Many experts agree that, before investing in a proper radon mitigation system, a home should be tested a second time to confirm the high levels as dangerous. It is not unusual, after all, for radon levels to vary over the course of time and even from season to season. Once levels have been confirmed as dangerously high by a second opinion, professional radon experts can develop a plan to minimize exposure.
A radon mitigation system most often consists of a vent pipe and a fan. The vent pipe goes down through the foundation, and the fan draws up the radon and ventilates it outside the home. Active Soil Depressurization (vent pipe and fan) is really the only sure way to create a radon system that works all twelve months of the year.
Home mitigation systems can vary on whether a home has a full or half-basement, crawlspace or concrete slab. They are usually always made more effective when any cracks are properly sealed. Regular radon testing should continue after mitigation has been completed.
Keep in mind that radon occurs naturally. It is generally not a problem in the open air because it dissipates so quickly. Because radon comes out of the soil it becomes trapped under the concrete foundation, it is an issue in some homes when it seeps through the flooring and gets trapped in an otherwise well-sealed home. By sealing the concrete this can reduce radon from entering a home and having a mitigation system can draw this dangerous gas right from the ground to the outside open air.
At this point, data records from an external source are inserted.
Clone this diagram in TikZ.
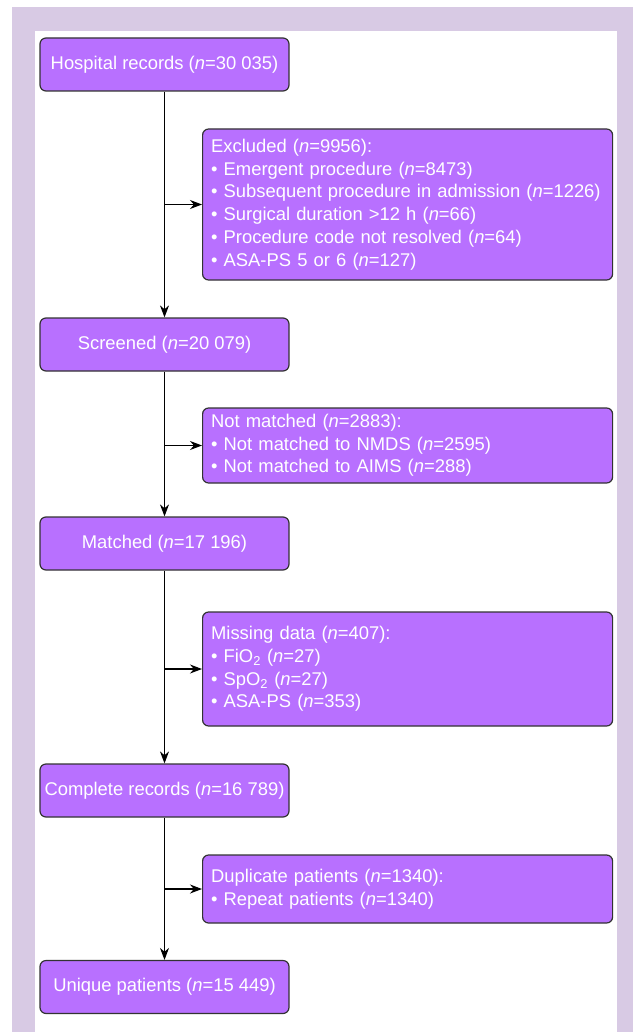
\documentclass[tikz,border=0pt]{standalone}
\usepackage{fontspec}
\setmainfont{Liberation Sans}
\usetikzlibrary{arrows.meta}
\definecolor{boxfill}{HTML}{B870FF}
\definecolor{boxline}{HTML}{333333}
\definecolor{framecol}{HTML}{D8CAE4}
\begin{document}
\begin{tikzpicture}[x=1pt,y=-1pt,
  basebox/.style={draw=boxline, line width=1.2pt, fill=boxfill, rounded corners=6pt,
    text=white, font=\fontsize{18.4}{22.7}\selectfont},
  mainbox/.style={basebox, minimum width=249pt, minimum height=53pt, inner xsep=1pt},
  sidebox/.style={basebox, text width=393pt, inner xsep=8.5pt, inner ysep=4pt, align=left, anchor=west},
  arr/.style={-{Stealth[length=12pt,width=9pt]}, line width=1.1pt}]
\useasboundingbox (0,0) rectangle (633,1032);
\fill[framecol] (12,7) rectangle (633,1032);
\fill[white] (35,31) rectangle (617,1032);

\node[mainbox] (hosp) at (164.5,64.5) {Hospital records (\textit{n}=30 035)};
\node[sidebox, minimum height=151pt] (excl) at (202,204.5) {Excluded (\textit{n}=9956):\\
\mbox{• Emergent procedure (\textit{n}=8473)}\\
\mbox{• Subsequent procedure in admission (\textit{n}=1226)}\\
\mbox{• Surgical duration >12 h (\textit{n}=66)}\\
\mbox{• Procedure code not resolved (\textit{n}=64)}\\
\mbox{• ASA-PS 5 or 6 (\textit{n}=127)}};
\node[mainbox] (screen) at (164.5,344.5) {Screened (\textit{n}=20 079)};
\node[sidebox, minimum height=75pt] (notm) at (202,445.5) {Not matched (\textit{n}=2883):\\
• Not matched to NMDS (\textit{n}=2595)\\
• Not matched to AIMS (\textit{n}=288)};
\node[mainbox] (match) at (164.5,543.5) {Matched (\textit{n}=17 196)};
\node[sidebox, minimum height=114pt] (miss) at (202,669) {Missing data (\textit{n}=407):\\
• FiO\textsubscript{2} (\textit{n}=27)\\
• SpO\textsubscript{2} (\textit{n}=27)\\
• ASA-PS (\textit{n}=353)};
\node[mainbox] (compl) at (164.5,790.5) {Complete records (\textit{n}=16 789)};
\node[sidebox, minimum height=68pt] (dup) at (202,889) {Duplicate patients (\textit{n}=1340):\\
• Repeat patients (\textit{n}=1340)};
\node[mainbox] (uniq) at (164.5,987) {Unique patients (\textit{n}=15 449)};

\draw[arr] (hosp.south) -- (screen.north);
\draw[arr] (hosp.south |- excl.west) -- (excl.west);
\draw[arr] (screen.south) -- (match.north);
\draw[arr] (screen.south |- notm.west) -- (notm.west);
\draw[arr] (match.south) -- (compl.north);
\draw[arr] (match.south |- miss.west) -- (miss.west);
\draw[arr] (compl.south) -- (uniq.north);
\draw[arr] (compl.south |- dup.west) -- (dup.west);
\end{tikzpicture}
\end{document}
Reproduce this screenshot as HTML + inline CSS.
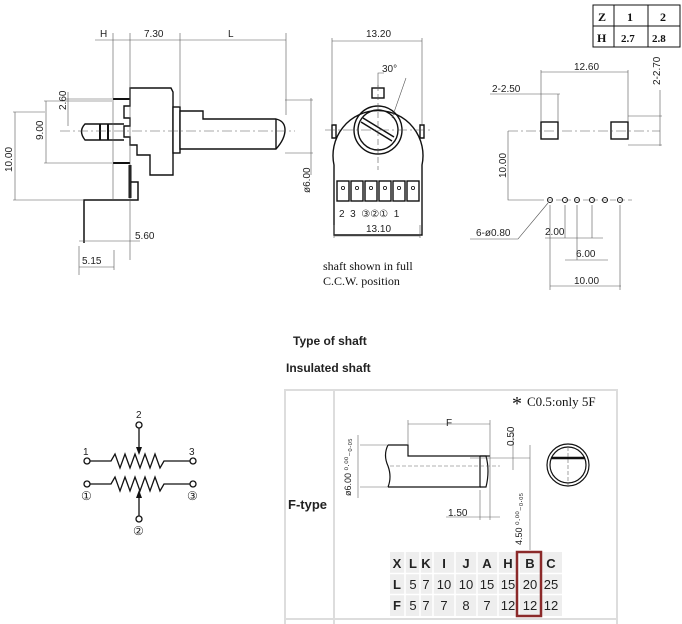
<!DOCTYPE html>
<html><head><meta charset="utf-8"><style>
html,body{margin:0;padding:0;background:#fff;}
svg{display:block;}
.t{font-family:"Liberation Sans",sans-serif;font-size:10px;fill:#222;}
.s{font-family:"Liberation Serif",serif;font-size:12px;fill:#111;}
.b{font-family:"Liberation Sans",sans-serif;font-size:12px;font-weight:bold;fill:#222;}
</style></head><body>
<svg width="682" height="624" viewBox="0 0 682 624" xmlns="http://www.w3.org/2000/svg">
<g stroke="#111" fill="none" stroke-width="1.4">
<!-- LEFT VIEW -->
<path d="M130 95 V88 H171 L173 92 V175 H150 V155 H137 V145 H130 V137 H124 V126 H130 V118 H124 V106 H130 Z" fill="#fff"/>
<rect x="173" y="107" width="7" height="46" fill="#fff"/>
<path d="M180 111 H203 V119 H276 Q285 121 285 130 Q285 139 276 149 H180 Z" fill="#fff"/>
<path d="M276 119 V149"/>
<path d="M124 124 H85 Q78 131 85 140 H124"/>
<path d="M100 124 V140 M108 124 V140" stroke-width="2"/>
<path d="M113 99 H130 M113 163 H130" stroke-width="2"/>
<path d="M84 243 V200 H138 V182 H130 V165 M138 182 V200" stroke-width="1.5"/>
<path d="M130 165 V198" stroke-width="3"/>
</g>
<g stroke="#555" stroke-width="0.6" fill="none">
<path d="M60 131 H295" stroke-dasharray="10 3 2 3"/>
<path d="M95 40 H286 M113 33 V200 M130 33 V260 M180 33 V107 M286 33 V115"/>
<path d="M15 112 V200 M13 112 H45 M13 200 H84"/>
<path d="M46 101 V163 M44 101 H112 M44 163 H112"/>
<path d="M68 92 V126 M66 99 H112"/>
<path d="M311 98 V175 M285 100 H313 M285 153 H313"/>
<path d="M79 241 H140 M79 246 V275 M79 267 H114 M114 250 V270"/>
</g>
<text class="t" x="100" y="37">H</text>
<text class="t" x="144" y="37">7.30</text>
<text class="t" x="228" y="37">L</text>
<text class="t" x="135" y="239">5.60</text>
<text class="t" x="82" y="264">5.15</text>
<text class="t" transform="translate(12,172) rotate(-90)">10.00</text>
<text class="t" transform="translate(43,140) rotate(-90)">9.00</text>
<text class="t" transform="translate(66,110) rotate(-90)">2.60</text>
<text class="t" transform="translate(310,193) rotate(-90)">ø6.00</text>

<!-- MIDDLE VIEW -->
<g stroke="#111" fill="none" stroke-width="1.4">
<path d="M334 175 V165 A45 45 0 1 1 422 165 V175 V235 H334 Z" fill="#fff"/>
<path d="M332 125 H336 V138 H332 Z M420 125 H424 V138 H420 Z"/>
<rect x="372" y="88" width="12" height="10" fill="#fff"/>
<circle cx="378" cy="130" r="24"/><circle cx="378" cy="130" r="20"/>
<path d="M363 118 L394 137 M361 122 L392 141" stroke-width="1.5"/>
<g fill="#fff">
<rect x="337" y="181" width="12" height="20"/><rect x="351" y="181" width="12" height="20"/><rect x="365" y="181" width="12" height="20"/><rect x="379" y="181" width="12" height="20"/><rect x="393" y="181" width="12" height="20"/><rect x="407" y="181" width="12" height="20"/>
</g>
<g stroke-width="0.8"><circle cx="343" cy="188" r="1.6"/><circle cx="357" cy="188" r="1.6"/><circle cx="371" cy="188" r="1.6"/><circle cx="385" cy="188" r="1.6"/><circle cx="399" cy="188" r="1.6"/><circle cx="413" cy="188" r="1.6"/></g>
</g>
<g stroke="#555" stroke-width="0.6" fill="none">
<path d="M325 130 H430" stroke-dasharray="10 3 2 3"/>
<path d="M378 85 V170" stroke-dasharray="6 3"/>
<path d="M332 41 H422 M332 38 V125 M422 38 V125"/>
<path d="M334 236 H420 M334 225 V238 M420 225 V238"/>
<path d="M378 87 V73 H384 M406 78 L392 118" />
</g>
<text class="t" x="366" y="37">13.20</text>
<text class="t" x="382" y="72">30°</text>
<text class="t" x="366" y="232">13.10</text>
<text class="t" x="339" y="217">2&#160;&#160;3&#160;&#160;③②①&#160;&#160;1</text>
<text class="s" x="323" y="270">shaft shown in full</text>
<text class="s" x="323" y="285">C.C.W. position</text>

<!-- RIGHT VIEW -->
<g stroke="#111" fill="#fff" stroke-width="1.4">
<rect x="541" y="122" width="17" height="17"/><rect x="611" y="122" width="17" height="17"/>
<g stroke-width="1"><circle cx="550" cy="200" r="2.5"/><circle cx="565" cy="200" r="2.5"/><circle cx="577" cy="200" r="2.5"/><circle cx="592" cy="200" r="2.5"/><circle cx="605" cy="200" r="2.5"/><circle cx="620" cy="200" r="2.5"/></g>
</g>
<g stroke="#555" stroke-width="0.6" fill="none">
<path d="M508 131 H660" stroke-dasharray="10 3 2 3"/>
<path d="M538 200 H632" stroke-dasharray="6 3"/>
<path d="M541 72 H628 M541 70 V122 M628 70 V122"/>
<path d="M490 94 H560 M558 94 V122"/>
<path d="M628 116 H662 M628 145 H662 M660 90 V146"/>
<path d="M508 131 V200 H538"/>
<path d="M470 239 H518 L548 203"/>
<path d="M545 238 H603 M565 205 V238 M592 205 V238 M565 260 H608"/>
<path d="M550 205 V290 M620 205 V290 M550 286 H621 M577 205 V260"/>
</g>
<text class="t" x="574" y="70">12.60</text>
<text class="t" x="492" y="92">2-2.50</text>
<text class="t" transform="translate(660,85) rotate(-90)">2-2.70</text>
<text class="t" transform="translate(506,178) rotate(-90)">10.00</text>
<text class="t" x="476" y="236">6-ø0.80</text>
<text class="t" x="545" y="235">2.00</text>
<text class="t" x="576" y="257">6.00</text>
<text class="t" x="574" y="284">10.00</text>

<!-- TOP RIGHT TABLE -->
<g stroke="#111" stroke-width="1" fill="none">
<rect x="593" y="5" width="87" height="42"/>
<path d="M593 26 H680 M614 5 V47 M648 5 V47"/>
</g>
<text class="s" x="598" y="21" font-weight="bold">Z</text><text class="s" x="627" y="21" font-weight="bold">1</text><text class="s" x="660" y="21" font-weight="bold">2</text>
<text class="s" x="597" y="42" font-weight="bold">H</text><text class="s" x="621" y="42" font-weight="bold" style="font-size:11px">2.7</text><text class="s" x="652" y="42" font-weight="bold" style="font-size:11px">2.8</text>

<!-- SCHEMATIC -->
<g stroke="#111" stroke-width="1.3" fill="none">
<circle cx="87" cy="461" r="3"/><circle cx="193" cy="461" r="3"/><circle cx="139" cy="425" r="3"/>
<path d="M90 461 H111 L115 454 L120 468 L125 454 L130 468 L135 454 L140 468 L145 454 L150 468 L155 454 L160 468 L164 461 H190"/>
<path d="M139 428 V450"/>
<circle cx="87" cy="484" r="3"/><circle cx="193" cy="484" r="3"/><circle cx="139" cy="519" r="3"/>
<path d="M90 484 H111 L115 477 L120 491 L125 477 L130 491 L135 477 L140 491 L145 477 L150 491 L155 477 L160 491 L164 484 H190"/>
<path d="M139 516 V496"/>
</g>
<path d="M136 447 L139 455 L142 447 Z M136 498 L139 490 L142 498 Z" fill="#111"/>
<text class="t" x="83" y="455">1</text><text class="t" x="189" y="455">3</text><text class="t" x="136" y="418">2</text>
<text class="t" x="81" y="500" style="font-size:12px">①</text><text class="t" x="187" y="500" style="font-size:12px">③</text><text class="t" x="133" y="535" style="font-size:12px">②</text>

<!-- BOTTOM -->
<text class="b" x="293" y="345">Type of shaft</text>
<text class="b" x="286" y="372">Insulated shaft</text>
<g stroke="#ddd" stroke-width="2" fill="none">
<path d="M285 624 V390 H617 V624 M334 390 V624 M285 619 H617"/>
</g>
<text class="b" x="288" y="509" style="font-size:13px">F-type</text>
<text class="s" x="512" y="410" style="font-size:20px">*</text>
<text class="s" x="527" y="406" style="font-size:13px">C0.5:only 5F</text>
<g stroke="#111" stroke-width="1.2" fill="none">
<path d="M388 445 H408 V456 H490 M388 487 H481" />
<path d="M388 445 Q383 455 388 466 Q392 477 388 487"/>
<path d="M480 456 V487 M480 456 H486 Q490 471 486 487 H480"/>
<circle cx="568" cy="465" r="21"/><circle cx="568" cy="465" r="18"/>
<path d="M551 458 H585" stroke-width="2.5"/>
</g>
<g stroke="#666" stroke-width="0.6" fill="none">
<path d="M360 445 H388 M360 487 H388 M358 435 V498"/>
<path d="M408 420 V445 M490 420 V520 M408 424 H490"/>
<path d="M480 490 V520 M446 517 H500"/>
<path d="M470 458 H530 M513 430 V470 M530 445 V550"/>
<path d="M390 466 H500 M568 447 V485" stroke-dasharray="4 2"/>
</g>
<text class="t" x="446" y="426">F</text>
<text class="t" x="448" y="516">1.50</text>
<text class="t" transform="translate(514,446) rotate(-90)">0.50</text>
<text class="t" transform="translate(351,496) rotate(-90)" style="font-size:9px">ø6.00 ⁰·⁰⁰₋₀.₀₅</text>
<text class="t" transform="translate(522,545) rotate(-90)" style="font-size:9px">4.50 ⁰·⁰⁰₋₀.₀₅</text>

<rect x="390" y="552" width="172" height="64" fill="#eee"/>
<g stroke="#fff" stroke-width="1.5">
<path d="M390 573.5 H562 M390 594.5 H562 M405 552 V616 M420 552 V616 M433 552 V616 M455 552 V616 M477 552 V616 M498 552 V616 M519 552 V616 M541 552 V616"/>
</g>
<g font-family="Liberation Sans,sans-serif" font-size="13" fill="#222" text-anchor="middle">
<g font-weight="bold"><text x="397" y="568">X</text><text x="413" y="568">L</text><text x="426" y="568">K</text><text x="444" y="568">I</text><text x="466" y="568">J</text><text x="487" y="568">A</text><text x="508" y="568">H</text><text x="530" y="568">B</text><text x="551" y="568">C</text>
<text x="397" y="589">L</text><text x="397" y="610">F</text></g>
<text x="413" y="589">5</text><text x="426" y="589">7</text><text x="444" y="589">10</text><text x="466" y="589">10</text><text x="487" y="589">15</text><text x="508" y="589">15</text><text x="530" y="589">20</text><text x="551" y="589">25</text>
<text x="413" y="610">5</text><text x="426" y="610">7</text><text x="444" y="610">7</text><text x="466" y="610">8</text><text x="487" y="610">7</text><text x="508" y="610">12</text><text x="530" y="610">12</text><text x="551" y="610">12</text>
</g>
<rect x="517" y="552" width="24" height="64" fill="none" stroke="#8b2a2a" stroke-width="2.5"/>
</svg>
</body></html>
Fortunately for home buyers, radon mitigation is often relatively simple and inexpensive—even in severe cases.
If you are currently dealing with a radon issue, there are plenty of resources available, including programs to assist with the potential financial burden of testing and mitigation.
Prospective homeowners should know that high levels of radon, although easily remedied, can cause serious health problems if ignored. It is, after all, a radioactive gaseous chemical that is odorless, tasteless, and virtually undetectable except by professionals and their specialized tools. Without question, it is an issue that buyers will want to address before the transfer of any property. That being said, it is a problem that can be resolved and shouldn't be the end of any home buying contract. A home will not need to be demolished because of a high radon test result.
Buyers do not have to be an expert on radon gas, but they should be aware of its existence and the fact that they are in a good position to negotiate a resolution through a contingency. By making an offer contingent on a property's ability to pass a radon test, it keeps the buyer protected and in control of their situation. Remember, it's often in the seller's best interest to make the current deal work.
Should you have any questions about the process or your options, talk with a real estate professional or attorney. Radon is a serious issue but is not necessarily a serious roadblock to a real estate transaction.